WHAT TO PRODUCE >> Determine how many lines contain the string "this", then reply with that figure only.

[Dataset entries]
— BEGIN —
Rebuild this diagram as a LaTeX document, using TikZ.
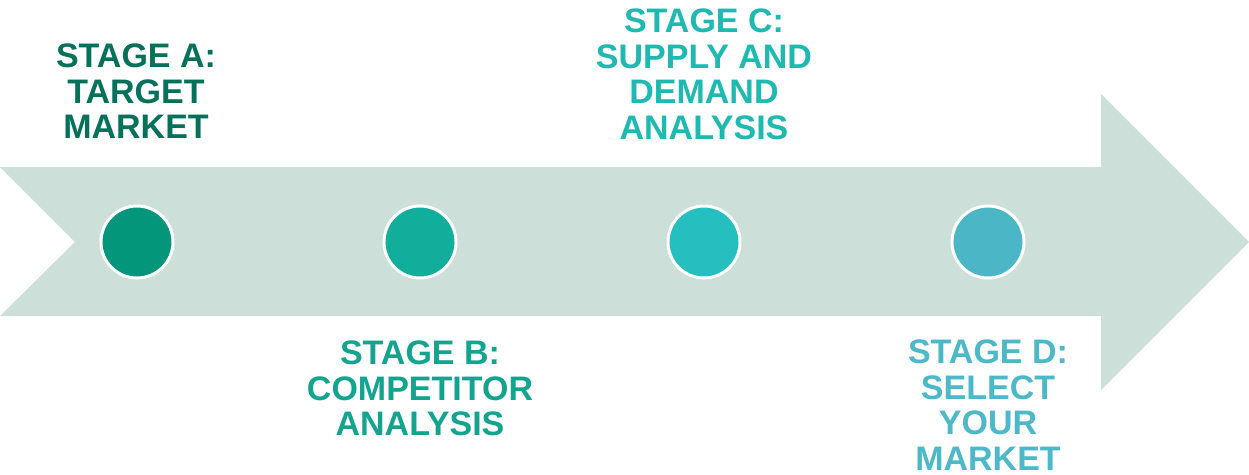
\documentclass[tikz,border=0pt]{standalone}
\usepackage{fontspec}
\setmainfont{Liberation Sans}
\definecolor{arrowfill}{HTML}{CCDFD9}
\definecolor{dotA}{HTML}{03967A}
\definecolor{dotB}{HTML}{12AE9C}
\definecolor{dotC}{HTML}{26BFC0}
\definecolor{dotD}{HTML}{4AB6C6}
\definecolor{txtA}{HTML}{06715A}
\definecolor{txtB}{HTML}{13A48F}
\definecolor{txtC}{HTML}{1EB9B1}
\definecolor{txtD}{HTML}{4CB8C8}
\tikzset{
  stagedot/.style={circle, minimum size=72pt, inner sep=0pt, draw=white, line width=3pt},
  stagelabel/.style={anchor=north, inner sep=0pt, align=center,
    font=\bfseries\fontsize{34}{35.5}\selectfont}
}
\begin{document}
\begin{tikzpicture}[x=1pt,y=-1pt]
  \useasboundingbox (0,0) rectangle (1249,474);
  % chevron-tailed arrow band
  \fill[arrowfill] (0,167) -- (1101,167) -- (1101,94) -- (1249,242)
    -- (1101,390) -- (1101,316) -- (0,316) -- (75,242) -- cycle;
  % stage markers
  \node[stagedot, fill=dotA] (dA) at (137,242) {};
  \node[stagedot, fill=dotB] (dB) at (420,242) {};
  \node[stagedot, fill=dotC] (dC) at (704,242) {};
  \node[stagedot, fill=dotD] (dD) at (988,242) {};
  % stage captions
  \node[stagelabel, text=txtA] (lA) at (136,44) {STAGE A:\\TARGET\\MARKET};
  \node[stagelabel, text=txtB] (lB) at (420,341) {STAGE B:\\COMPETITOR\\ANALYSIS};
  \node[stagelabel, text=txtC] (lC) at (704,9) {STAGE C:\\SUPPLY AND\\DEMAND\\ANALYSIS};
  \node[stagelabel, text=txtD] (lD) at (988,340) {STAGE D:\\SELECT\\YOUR\\MARKET};
\end{tikzpicture}
\end{document}
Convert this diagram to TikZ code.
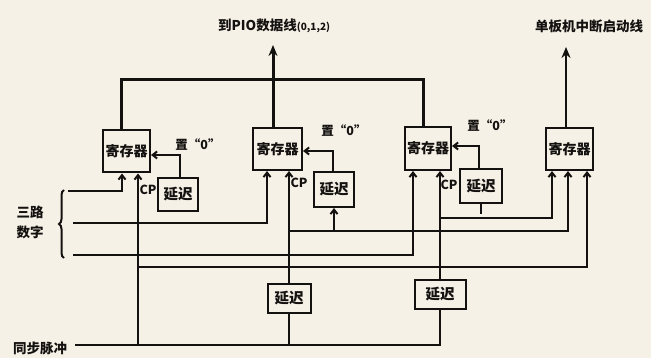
\documentclass[tikz,border=0pt]{standalone}
\usepackage{fontspec}
\setmainfont{Noto Sans CJK SC}
\usetikzlibrary{arrows.meta,calc,decorations.pathreplacing}
\definecolor{paper}{RGB}{246,241,230}
\definecolor{ink}{RGB}{20,18,16}
\begin{document}
\begin{tikzpicture}[x=1pt,y=-1pt,
  box/.style={draw=ink,line width=2pt,inner sep=0pt,text=ink,font=\fontsize{14}{14}\selectfont\bfseries},
  reg/.style={box,minimum width=47pt,minimum height=42pt},
  dly/.style={box,minimum width=41pt,minimum height=33pt,font=\fontsize{14.5}{14.5}\selectfont\bfseries},
  sig/.style={draw=ink,line width=2pt},
  busline/.style={draw=ink,line width=3pt},
  inarrow/.style={sig,-{Straight Barb[length=4.5pt,width=7pt]}},
  uparrow/.style={busline,-{Stealth[length=11pt,width=9pt]}},
  lbl/.style={text=ink,font=\fontsize{13.5}{13.5}\selectfont\bfseries,inner sep=0pt},
  small/.style={text=ink,font=\fontsize{12.5}{12.5}\selectfont\bfseries,inner sep=0pt},
]
\fill[paper,draw=none] (0,0) rectangle (651,358);
\useasboundingbox (0,0) rectangle (651,358);

% registers
\node[reg] (r1) at (126.5,151.5) {寄存器};
\node[reg,minimum width=49pt] (r2) at (277.5,149) {寄存器};
\node[reg,minimum width=46pt,minimum height=43pt] (r3) at (428,148.5) {寄存器};
\node[reg] (r4) at (569.5,149) {寄存器};
% delays
\node[dly,minimum width=40pt] (d1) at (178,194.5) {延迟};
\node[dly,minimum width=40pt,minimum height=35pt] (d2) at (334,189.5) {延迟};
\node[dly,minimum width=42pt,minimum height=34pt] (d3) at (481,186) {延迟};
\node[dly,minimum width=43pt,minimum height=29pt] (d4) at (289,298.5) {延迟};
\node[dly,minimum width=51pt,minimum height=29pt] (d5) at (440,294.5) {延迟};

% labels
\node[lbl,anchor=west] (pio) at (218,26) {到PIO数据线{\fontsize{10}{10}\selectfont(0,1,2)}};
\node[lbl] (int) at (589,26) {单板机中断启动线};
\node[small] (z1) at (198,145) {置“0”};
\node[small] (z2) at (344,131) {置“0”};
\node[small] (z3) at (490,126) {置“0”};
\node[small] (cp1) at (148,190) {CP};
\node[small] (cp2) at (299,183) {CP};
\node[small] (cp3) at (449,185) {CP};
\node[lbl,align=center,font=\fontsize{13.5}{20}\selectfont\bfseries] (three) at (30,222) {三路\\数字};
\node[lbl] (sync) at (40,348) {同步脉冲};

% brace
\draw[sig,decorate,decoration={brace,amplitude=5pt}] (64,258) -- (64,190);

% free ends and junctions
\coordinate (a1) at (68,191);
\coordinate (a2) at (73,223);
\coordinate (a3) at (73,255);
\coordinate (s0) at (75,345);
\coordinate (pioarrow) at (273,45);
\coordinate (intarrow) at (566,47);
\coordinate (bus) at (273,80);
\coordinate (j1) at (138,267);
\coordinate (j2) at (289,231);
\coordinate (j3) at (440,218);

% output bus
\draw[busline] ($(r1.north)+(-5.5,0)$) |- (bus) -| ($(r3.north)+(-5,0)$);
\draw[uparrow] ($(r2.north)+(-4.5,0)$) -- (pioarrow);
\draw[uparrow,line width=2.2pt] ($(r4.north)+(-3.5,0)$) -- (intarrow);

% set-0 lines
\draw[inarrow] ($(d1.north)+(2,0)$) |- ($(r1.east)+(0,3.5)$);
\draw[inarrow] ($(d2.north)+(-1,0)$) |- ($(r2.east)+(0,2)$);
\draw[inarrow] ($(d3.north)+(-2,0)$) |- ($(r3.east)+(0,-2.5)$);

% data lines
\draw[inarrow] (a1) -| ($(r1.south)+(-4.5,0)$);
\draw[inarrow] (a2) -| ($(r2.south)+(-10.5,0)$);
\draw[inarrow] (a3) -| ($(r3.south)+(-15,0)$);

% sync pulse and clocks
\draw[sig] (s0) -| (d5.south);
\draw[inarrow] (j1 |- s0) -- ($(r1.south)+(11.5,0)$);
\draw[sig] (d4.south |- s0) -- (d4.south);
\draw[inarrow] (d4.north) -- (d4.north |- r2.south);
\draw[inarrow] (d5.north) -- (d5.north |- r3.south);

% branches to fourth register and delay
\draw[inarrow] (j1) -| ($(r4.south)+(17.5,0)$);
\draw[inarrow] (j2) -| ($(r4.south)+(-1.5,0)$);
\draw[inarrow] (j3) -| ($(r4.south)+(-17.5,0)$);
\draw[inarrow] (j2 -| d2.south) -- (d2.south);
\draw[sig] (d3.south) -- ++(0,10);
\end{tikzpicture}
\end{document}
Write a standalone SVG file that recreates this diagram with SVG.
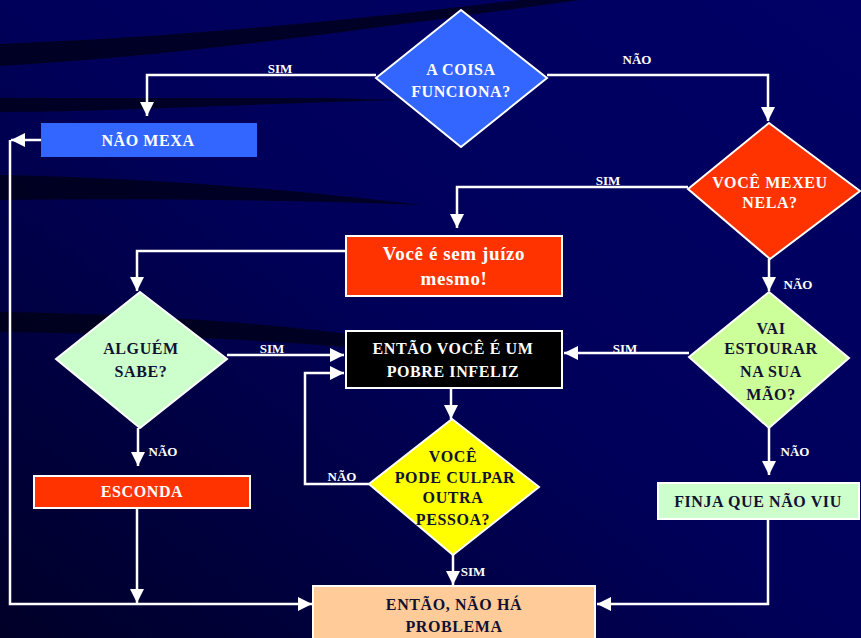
<svg xmlns="http://www.w3.org/2000/svg" width="861" height="638" viewBox="0 0 861 638">
<defs>
<linearGradient id="bg" x1="0" y1="1" x2="1" y2="0">
<stop offset="0" stop-color="#000028"/>
<stop offset="0.5" stop-color="#00005a"/>
<stop offset="1" stop-color="#000066"/>
</linearGradient>
<marker id="ah" viewBox="0 0 10 10" refX="10" refY="5" markerWidth="14" markerHeight="14" markerUnits="userSpaceOnUse" orient="auto">
<path d="M0,0 L10,5 L0,10 z" fill="#fff"/>
</marker>
<style>
.ln{fill:none;stroke:#fff;stroke-width:2.5}
.shape{stroke:#fff;stroke-width:2}
.t{font-family:"Liberation Serif","Times New Roman",serif;font-weight:bold;text-anchor:middle;font-size:16px;letter-spacing:0.6px}
.w{fill:#fff}
.d{fill:#111133}
.lbl{font-family:"Liberation Serif","Times New Roman",serif;font-weight:bold;font-size:13px;fill:#fff;text-anchor:middle}
.streak{fill:#000010}
</style>
</defs>
<rect width="861" height="638" fill="url(#bg)"/>
<g id="background-streaks" opacity="0.7">
<path class="streak" d="M0,44 C150,38 300,26 520,0 L580,0 C360,30 180,56 0,66 Z"/>
<path class="streak" d="M0,98 L330,98 L400,100 C250,104 100,112 0,112 Z"/>
<path class="streak" d="M0,175 C150,178 300,190 420,205 C300,200 120,198 0,200 Z"/>
<path class="streak" d="M0,312 C200,315 380,330 560,370 C380,345 200,335 0,332 Z"/>
</g>
<g id="connectors">
<path class="ln" d="M376,75 H147 V116" marker-end="url(#ah)"/>
<path class="ln" d="M547,75 H768 V121" marker-end="url(#ah)"/>
<path class="ln" d="M688,187 H457 V228" marker-end="url(#ah)"/>
<path class="ln" d="M346,251 H137 V291" marker-end="url(#ah)"/>
<path class="ln" d="M227,355 H344" marker-end="url(#ah)"/>
<path class="ln" d="M138,428 V466" marker-end="url(#ah)"/>
<path class="ln" d="M137,508 V603" marker-end="url(#ah)"/>
<path class="ln" d="M41,140 H11" marker-end="url(#ah)"/>
<path class="ln" d="M10,140 V604 H312" marker-end="url(#ah)"/>
<path class="ln" d="M769,259 V291" marker-end="url(#ah)"/>
<path class="ln" d="M689,353 H564" marker-end="url(#ah)"/>
<path class="ln" d="M769,428 V475" marker-end="url(#ah)"/>
<path class="ln" d="M768,519 V604 H597" marker-end="url(#ah)"/>
<path class="ln" d="M451,388 V419" marker-end="url(#ah)"/>
<path class="ln" d="M369,484 H305 V373 H344" marker-end="url(#ah)"/>
<path class="ln" d="M453,555 V585" marker-end="url(#ah)"/>
<text class="lbl" x="280" y="73">SIM</text>
<text class="lbl" x="637" y="64">NÃO</text>
<text class="lbl" x="608" y="185">SIM</text>
<text class="lbl" x="798" y="289">NÃO</text>
<text class="lbl" x="272" y="353">SIM</text>
<text class="lbl" x="163" y="456">NÃO</text>
<text class="lbl" x="625" y="353">SIM</text>
<text class="lbl" x="795" y="456">NÃO</text>
<text class="lbl" x="342" y="481">NÃO</text>
<text class="lbl" x="473" y="576">SIM</text>
</g>
<g id="n-coisa-funciona">
<polygon class="shape" points="461,10 547,78 461,147 376,78" fill="#3366FF"/>
<text class="t w" x="461" y="75">A COISA</text>
<text class="t w" x="461" y="97">FUNCIONA?</text>
</g>
<g id="n-nao-mexa">
<rect x="41" y="123" width="216" height="34" fill="#3366FF"/>
<text class="t w" x="148" y="146">NÃO MEXA</text>
</g>
<g id="n-voce-mexeu">
<polygon class="shape" points="769,123 860,191 770,259 688,189" fill="#FF3300"/>
<text class="t w" x="770" y="188">VOCÊ MEXEU</text>
<text class="t w" x="770" y="208">NELA?</text>
</g>
<g id="n-sem-juizo">
<rect class="shape" x="346" y="236" width="216" height="60" fill="#FF3300"/>
<text class="t w" x="454" y="260" style="font-size:19px">Você é sem juízo</text>
<text class="t w" x="454" y="285" style="font-size:19px">mesmo!</text>
</g>
<g id="n-alguem-sabe">
<polygon class="shape" points="140,292 227,359 140,428 56,359" fill="#CCFFCC"/>
<text class="t d" x="141" y="354">ALGUÉM</text>
<text class="t d" x="141" y="377">SABE?</text>
</g>
<g id="n-pobre-infeliz">
<rect class="shape" x="346" y="331" width="216" height="57" fill="#000000"/>
<text class="t w" x="453" y="354">ENTÃO VOCÊ É UM</text>
<text class="t w" x="453" y="377">POBRE INFELIZ</text>
</g>
<g id="n-vai-estourar">
<polygon class="shape" points="769,292 849,358 769,428 689,357" fill="#CCFF99"/>
<text class="t d" x="771" y="334">VAI</text>
<text class="t d" x="771" y="354">ESTOURAR</text>
<text class="t d" x="771" y="377">NA SUA</text>
<text class="t d" x="771" y="400">MÃO?</text>
</g>
<g id="n-culpar">
<polygon class="shape" points="452,419 539,487 453,555 369,484" fill="#FFFF00"/>
<text class="t d" x="453" y="462">VOCÊ</text>
<text class="t d" x="455" y="483">PODE CULPAR</text>
<text class="t d" x="453" y="503">OUTRA</text>
<text class="t d" x="453" y="525">PESSOA?</text>
</g>
<g id="n-esconda">
<rect class="shape" x="34" y="476" width="216" height="32" fill="#FF3300"/>
<text class="t w" x="142" y="497">ESCONDA</text>
</g>
<g id="n-finja">
<rect class="shape" x="658" y="483" width="201" height="36" fill="#CCFFCC"/>
<text class="t d" x="758" y="507">FINJA QUE NÃO VIU</text>
</g>
<g id="n-sem-problema">
<rect class="shape" x="313" y="586" width="282" height="60" fill="#FFCC99"/>
<text class="t d" x="454" y="610">ENTÃO, NÃO HÁ</text>
<text class="t d" x="454" y="632">PROBLEMA</text>
</g>
</svg>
— END —
OUTPUT >> 3